脑子里念头刚刚过完,身后传来几声急促脚步声,手腕就被扣住,霍勋自上而下望着她,脸上如笼煞气,显然心情很不好,眉头深蹙,嘴角下压着,“跟我回酒店。”
去酒店?
曲晓惜瞳孔微张,说不出来的震惊和不可思议,都这个时候了他竟然满脑子还想那些...
说罢,根本没听她多余一句话就拽着她往前走,她挣了挣手腕,没挣开,很快巨大的委屈和压抑了好几天的瘀堵情绪倾涌而至,眼泪不争气地夺眶而出。
她用手捂着嘴让自己不要失态在这么多人面前哭出声,那很丢人,只是看着霍勋浓密刺黑的圆寸脑袋像盘踞在她心头另外一朵更大的乌云,电闪雷鸣将她心脏劈得焦黑一片。
为什么那天会稀里糊涂去男更衣室...
为什么偏偏遇到的是他...
霍勋发现拽不动身后的人了,她明明胳膊细得他一只手就能握到第二个指节,力气也小,转过头的时候就看到曲晓惜执拗的不肯往前走,那双眼睛已经哭得上下睫毛都被一层水雾粘连了起来,看起来很难受。
“哭什么?”
“我生病了...”曲晓惜抽噎着回答。
“我知道你生病了,但你家里没人,你回去干什么?”他很不解,看着她挂在脸上的泪痕,碎石子又开始一颗颗掉落进胸腔里,堵得他不行。
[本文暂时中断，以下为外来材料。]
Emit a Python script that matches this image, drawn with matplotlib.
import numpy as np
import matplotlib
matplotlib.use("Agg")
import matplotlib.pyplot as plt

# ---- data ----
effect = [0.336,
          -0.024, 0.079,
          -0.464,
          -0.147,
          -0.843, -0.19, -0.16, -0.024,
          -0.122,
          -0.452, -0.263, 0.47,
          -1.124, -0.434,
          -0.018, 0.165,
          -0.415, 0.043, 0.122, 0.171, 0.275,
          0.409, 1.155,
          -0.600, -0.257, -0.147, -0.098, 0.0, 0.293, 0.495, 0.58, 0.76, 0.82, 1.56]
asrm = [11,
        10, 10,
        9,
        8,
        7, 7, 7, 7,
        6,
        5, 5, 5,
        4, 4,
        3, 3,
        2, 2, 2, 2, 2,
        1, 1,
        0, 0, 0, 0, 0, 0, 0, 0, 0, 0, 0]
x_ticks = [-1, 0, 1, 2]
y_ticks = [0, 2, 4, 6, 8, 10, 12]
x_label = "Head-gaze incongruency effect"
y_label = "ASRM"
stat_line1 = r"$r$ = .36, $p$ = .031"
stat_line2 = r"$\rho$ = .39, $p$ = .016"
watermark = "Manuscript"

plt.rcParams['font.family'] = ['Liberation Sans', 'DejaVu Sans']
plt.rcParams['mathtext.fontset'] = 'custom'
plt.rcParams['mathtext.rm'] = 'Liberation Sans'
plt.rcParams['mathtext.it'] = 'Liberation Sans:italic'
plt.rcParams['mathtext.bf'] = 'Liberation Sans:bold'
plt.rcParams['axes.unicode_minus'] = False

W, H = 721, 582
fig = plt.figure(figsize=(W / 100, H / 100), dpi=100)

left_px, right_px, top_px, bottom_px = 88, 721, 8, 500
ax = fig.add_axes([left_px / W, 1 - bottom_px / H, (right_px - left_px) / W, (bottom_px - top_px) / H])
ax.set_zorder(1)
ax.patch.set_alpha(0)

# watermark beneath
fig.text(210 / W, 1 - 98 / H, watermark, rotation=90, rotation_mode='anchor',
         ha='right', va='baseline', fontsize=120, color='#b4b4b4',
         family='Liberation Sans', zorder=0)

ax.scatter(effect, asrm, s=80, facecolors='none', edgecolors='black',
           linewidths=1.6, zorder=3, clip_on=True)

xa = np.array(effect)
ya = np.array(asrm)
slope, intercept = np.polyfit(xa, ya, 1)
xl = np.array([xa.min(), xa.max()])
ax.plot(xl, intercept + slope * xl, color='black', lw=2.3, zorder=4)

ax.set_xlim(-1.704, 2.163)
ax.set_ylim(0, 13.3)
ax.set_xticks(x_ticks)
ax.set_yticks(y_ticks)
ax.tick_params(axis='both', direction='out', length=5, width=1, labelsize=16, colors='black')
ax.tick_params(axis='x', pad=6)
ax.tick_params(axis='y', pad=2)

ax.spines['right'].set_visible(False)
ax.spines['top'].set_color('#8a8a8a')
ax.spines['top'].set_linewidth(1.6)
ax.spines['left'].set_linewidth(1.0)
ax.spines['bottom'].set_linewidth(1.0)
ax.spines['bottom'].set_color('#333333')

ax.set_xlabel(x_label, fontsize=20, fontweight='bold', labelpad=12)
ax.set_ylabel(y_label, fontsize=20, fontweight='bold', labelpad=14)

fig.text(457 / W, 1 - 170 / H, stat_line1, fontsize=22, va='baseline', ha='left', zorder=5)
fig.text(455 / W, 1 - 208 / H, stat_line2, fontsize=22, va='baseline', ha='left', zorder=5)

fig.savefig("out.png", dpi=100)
曲晓惜并不是一个很会吵架争辩的人,她平时很安静,大声说话也会注意场合,所以一直默默忍耐到现在,可再好不过的脾气也会有被掠夺到触底反弹的那一刻。
她的脑子晕乎乎,用力甩开霍勋的手,“可是我生病了,我做不了那种事...”
“霍勋,我们已经连续做了四天了,你体力好...可是我的身体吃不消,而且你力气好大,每次弄得我好疼,浑身上下哪里都疼,我每天还要回去补作业到很晚,根本没办法休息好,现在生病了,我哪里也不想去,只想回我舅妈家...”
她哭得很凶,小脸埋在手心里,泪水顺着指缝砸落,瘦薄的肩头轻抖,她厌恶自己的软弱无能,没有在当时第一刻就报警或者告诉家长老师,促使最后把自己逼到更加两难的境地。
给了他可以为所欲为,随心所欲的筹码,像这场高烧一样,病灶扎入她的生活里,如果再不勇敢一些,将会药石无医。
曲晓惜话讲得断断续续的,也不知道交代清楚了没有,不过她猜想按霍勋的性格大概会轻抬浓眉略带冷光吊儿郎当地望她一眼,再拿照片说事威胁。
他有时候冷漠叛逆得像是没有正常人的感情,可是她等了很久,依旧没有等到那头的一丁点回应。
曲晓惜止住了哭,从指缝望过去,她看着霍勋异常沉默地站在她面前,湛黑眼瞳里是从未有过的复杂情绪。
可语气里还是非常咬牙切齿,尽是冰碴,“我就是这样的变态,你生病了还想着上你?”